Laat duidelijk zijn, ik begrijp mijn collega’s ook. Lang niet alle voorgestelde veranderingen in het onderwijs worden gevoeld als verbeteringen en al behoren we met ons onderwijs niet bij de top, we doen het ook niet zo slecht. Toch zou ons leesonderwijs wel een boost kunnen gebruiken. We zouden kunnen leren van landen zoals Finland.
Finland: spelenderwijs lesgeven.
De Finse kleuterscholen besteden het grootste deel van de dag aan spelen en niet aan het invullen van werkbladen. Kinderen beseffen vaak niet eens dat ze aan het leren zijn, omdat ze zo geïnteresseerd en gemotiveerd zijn in wat ze doen. Daarnaast werken specialisten intensief samen met leerkrachten om leerlingen al op jonge leeftijd in kaart te krijgen en te helpen, komen zorgteams maandelijks bij elkaar en zijn er veel interventies voor leerlingen met een dreigende ontwikkelingsachterstand. Oké qua leesvaardigheid staan ze nog niet vooraan in de rij maar wel als nummer 1 van de Europese landen en nog altijd een stuk beter dan Nederland. Met weemoed kijk ik naar landen die het beter doen op het gebied van lezen, dan ons eigen kikkerlandje. Naar landen die voornemens omzetten in concrete veranderingen.
Mijn voornemen.
Mijn goede voornemen voor het nieuwe jaar t.a.v. leren lezen? Ik ga verder met mijn zwemmarathon op het gebied van leren lezen. Door positief te blijven, hard te werken, door te zetten, en zelfs fouten te maken en weer opnieuw te beginnen, hoop ik het komende jaar nog meer aankomende en zittende leerkrachten te overtuigen van de kracht van kleine veranderingen op het gebied van leren lezen.

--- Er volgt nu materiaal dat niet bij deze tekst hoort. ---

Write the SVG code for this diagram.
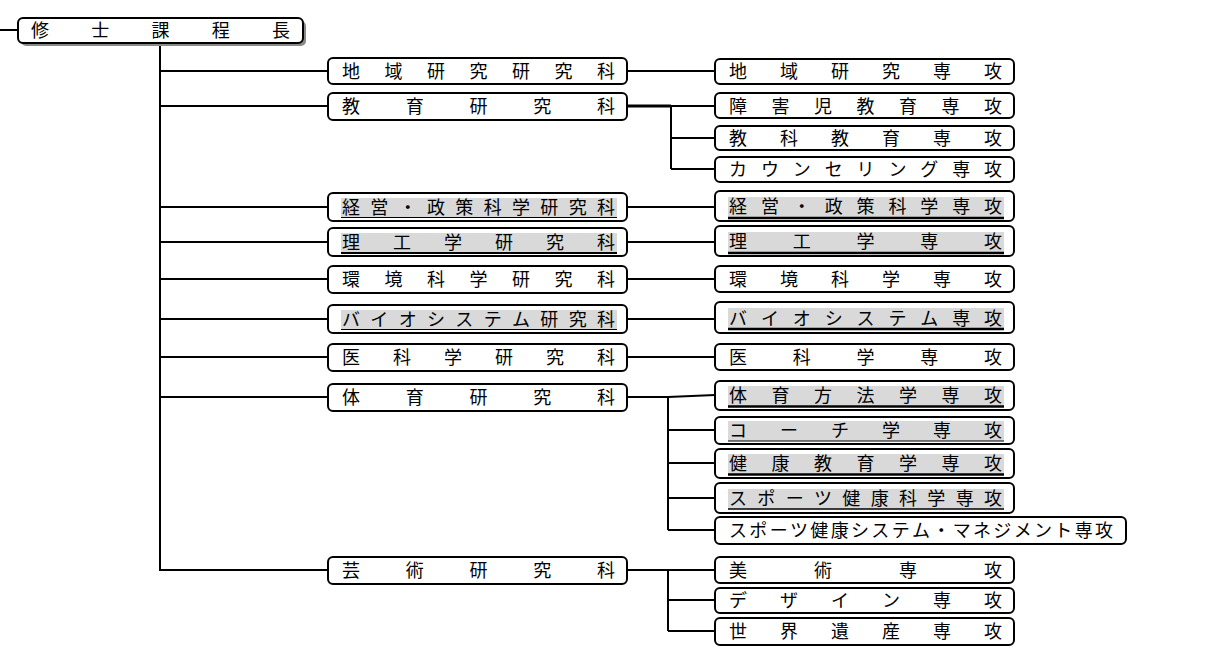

En jij, wil jij misschien samen met mij naar die overkant en je inzetten om het leesonderwijs voor alle kinderen echt te verbeteren? Of wacht je net als Job, op een verandering waar je zelf geen invloed op hebt. Welke keuze je ook maakt, ik wens je dit jaar, veel succes met het maken van goede voornemens!